* start *

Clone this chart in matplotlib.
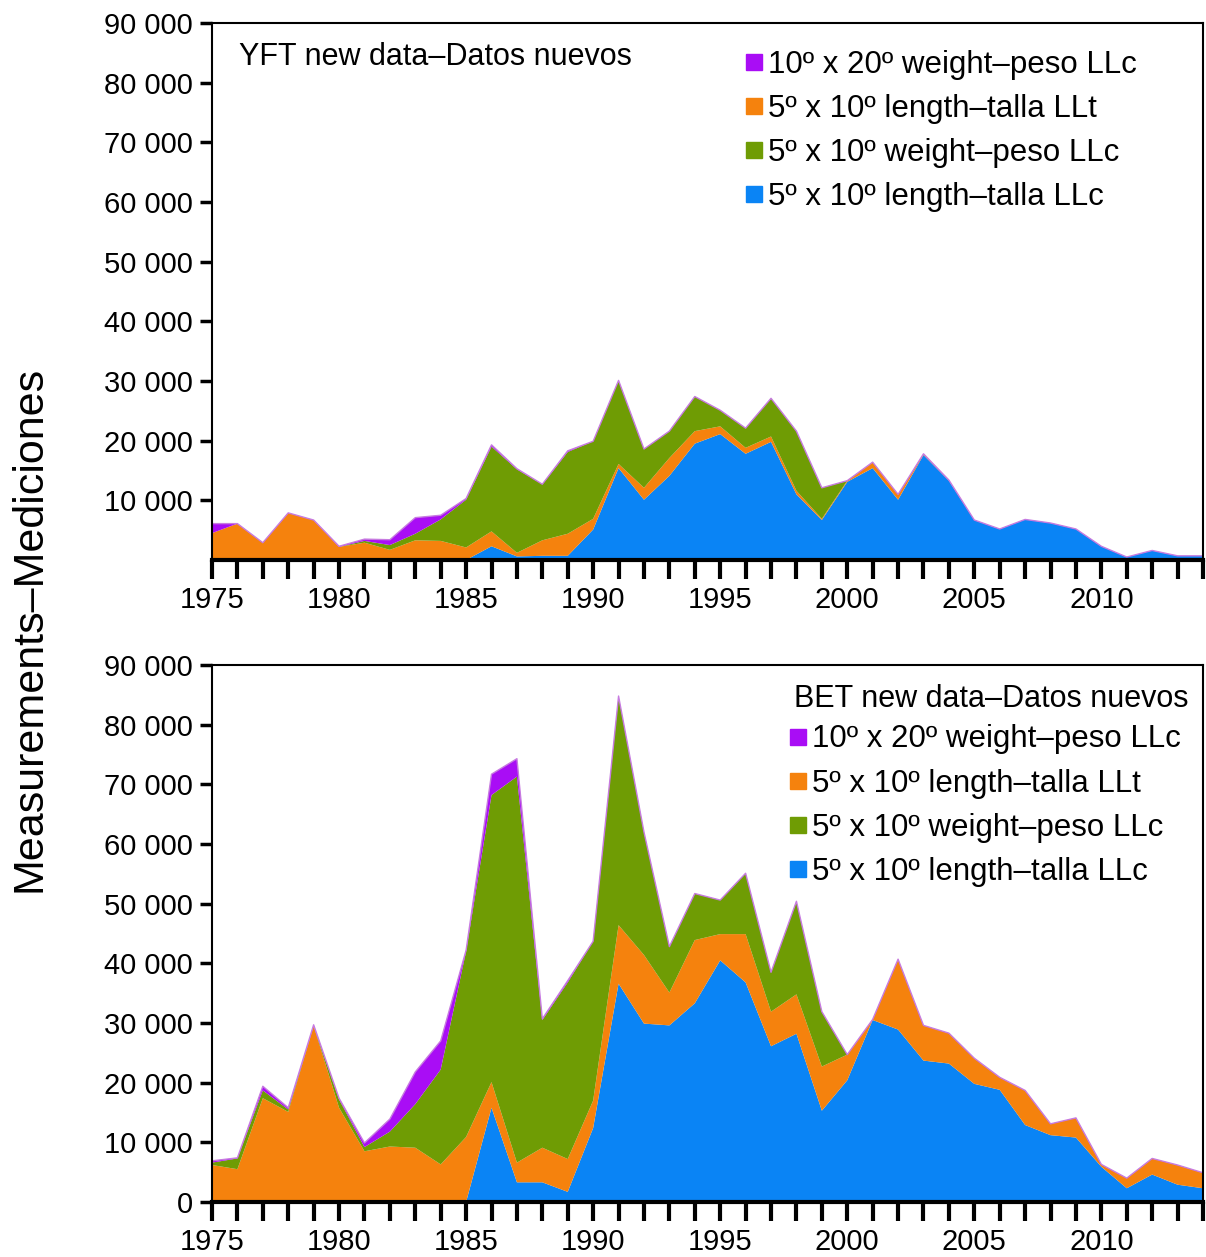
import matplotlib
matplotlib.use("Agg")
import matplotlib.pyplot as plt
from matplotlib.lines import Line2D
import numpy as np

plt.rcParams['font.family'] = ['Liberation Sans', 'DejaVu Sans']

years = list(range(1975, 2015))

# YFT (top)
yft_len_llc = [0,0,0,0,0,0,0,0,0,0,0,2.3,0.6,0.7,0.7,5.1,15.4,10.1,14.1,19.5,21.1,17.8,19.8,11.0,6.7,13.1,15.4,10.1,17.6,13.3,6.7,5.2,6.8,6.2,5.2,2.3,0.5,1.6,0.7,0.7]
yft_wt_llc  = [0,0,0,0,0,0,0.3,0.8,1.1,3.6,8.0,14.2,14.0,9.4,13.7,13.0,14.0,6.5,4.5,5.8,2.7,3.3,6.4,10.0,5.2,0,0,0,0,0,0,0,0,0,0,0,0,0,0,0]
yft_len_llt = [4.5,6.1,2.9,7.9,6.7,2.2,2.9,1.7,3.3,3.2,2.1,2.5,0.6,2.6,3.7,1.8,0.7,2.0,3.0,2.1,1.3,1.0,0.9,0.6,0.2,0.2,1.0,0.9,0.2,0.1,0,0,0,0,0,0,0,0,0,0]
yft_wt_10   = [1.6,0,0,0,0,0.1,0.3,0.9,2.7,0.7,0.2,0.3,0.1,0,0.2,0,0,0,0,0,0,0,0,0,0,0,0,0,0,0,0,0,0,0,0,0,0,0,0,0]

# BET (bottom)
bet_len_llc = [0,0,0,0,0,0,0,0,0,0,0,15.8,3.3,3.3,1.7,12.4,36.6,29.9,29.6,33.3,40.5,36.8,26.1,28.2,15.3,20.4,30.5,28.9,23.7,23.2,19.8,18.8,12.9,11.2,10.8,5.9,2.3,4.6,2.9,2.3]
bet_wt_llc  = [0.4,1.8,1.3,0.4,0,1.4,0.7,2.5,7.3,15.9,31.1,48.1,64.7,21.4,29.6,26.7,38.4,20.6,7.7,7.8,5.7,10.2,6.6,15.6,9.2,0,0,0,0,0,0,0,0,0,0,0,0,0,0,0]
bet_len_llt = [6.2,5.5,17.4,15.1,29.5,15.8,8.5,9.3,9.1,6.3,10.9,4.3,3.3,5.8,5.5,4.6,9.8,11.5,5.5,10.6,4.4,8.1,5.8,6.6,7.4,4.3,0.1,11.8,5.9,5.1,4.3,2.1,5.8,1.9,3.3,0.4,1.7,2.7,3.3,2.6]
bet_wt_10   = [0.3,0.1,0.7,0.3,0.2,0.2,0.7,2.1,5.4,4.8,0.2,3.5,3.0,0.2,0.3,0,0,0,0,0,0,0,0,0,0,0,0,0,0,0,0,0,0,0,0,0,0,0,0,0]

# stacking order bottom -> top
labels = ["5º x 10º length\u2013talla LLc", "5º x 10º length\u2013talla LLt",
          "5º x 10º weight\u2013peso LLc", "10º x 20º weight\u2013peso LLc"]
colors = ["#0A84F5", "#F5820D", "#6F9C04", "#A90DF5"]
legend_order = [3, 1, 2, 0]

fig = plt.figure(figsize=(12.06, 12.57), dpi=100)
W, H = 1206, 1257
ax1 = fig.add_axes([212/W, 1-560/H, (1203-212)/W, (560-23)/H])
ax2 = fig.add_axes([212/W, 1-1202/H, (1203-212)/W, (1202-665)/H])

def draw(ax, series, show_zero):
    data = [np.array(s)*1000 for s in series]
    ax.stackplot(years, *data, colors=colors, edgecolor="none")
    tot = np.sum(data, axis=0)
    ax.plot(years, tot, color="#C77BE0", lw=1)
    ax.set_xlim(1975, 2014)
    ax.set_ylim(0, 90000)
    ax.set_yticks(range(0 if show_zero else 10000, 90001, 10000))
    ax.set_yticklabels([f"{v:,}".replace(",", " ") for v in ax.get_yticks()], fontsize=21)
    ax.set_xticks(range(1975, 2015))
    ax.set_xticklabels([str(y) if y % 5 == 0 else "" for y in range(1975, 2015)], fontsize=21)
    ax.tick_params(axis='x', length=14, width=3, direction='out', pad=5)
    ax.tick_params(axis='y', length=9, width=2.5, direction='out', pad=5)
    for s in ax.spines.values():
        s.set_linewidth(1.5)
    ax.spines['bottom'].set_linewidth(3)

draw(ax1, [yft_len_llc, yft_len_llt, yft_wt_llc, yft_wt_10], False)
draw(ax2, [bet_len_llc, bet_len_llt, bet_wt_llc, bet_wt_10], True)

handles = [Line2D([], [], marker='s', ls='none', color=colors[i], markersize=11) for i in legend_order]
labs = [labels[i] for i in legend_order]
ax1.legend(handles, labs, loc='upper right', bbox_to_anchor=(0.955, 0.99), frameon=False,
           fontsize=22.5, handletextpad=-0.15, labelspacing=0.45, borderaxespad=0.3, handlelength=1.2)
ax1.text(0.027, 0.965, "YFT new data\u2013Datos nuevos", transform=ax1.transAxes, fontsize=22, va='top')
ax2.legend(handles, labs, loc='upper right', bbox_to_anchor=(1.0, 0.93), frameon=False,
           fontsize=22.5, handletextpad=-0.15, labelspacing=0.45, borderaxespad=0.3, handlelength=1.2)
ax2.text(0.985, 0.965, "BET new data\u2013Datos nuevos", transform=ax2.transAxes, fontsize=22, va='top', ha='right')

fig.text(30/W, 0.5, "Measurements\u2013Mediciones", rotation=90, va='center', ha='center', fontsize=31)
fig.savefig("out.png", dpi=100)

* end *

* **Brief**
Find all lines holding the string "matplotlib" and copy them.

* **Written answer**
Clone this chart in matplotlib.
import matplotlib
matplotlib.use("Agg")
import matplotlib.pyplot as plt
from matplotlib.lines import Line2D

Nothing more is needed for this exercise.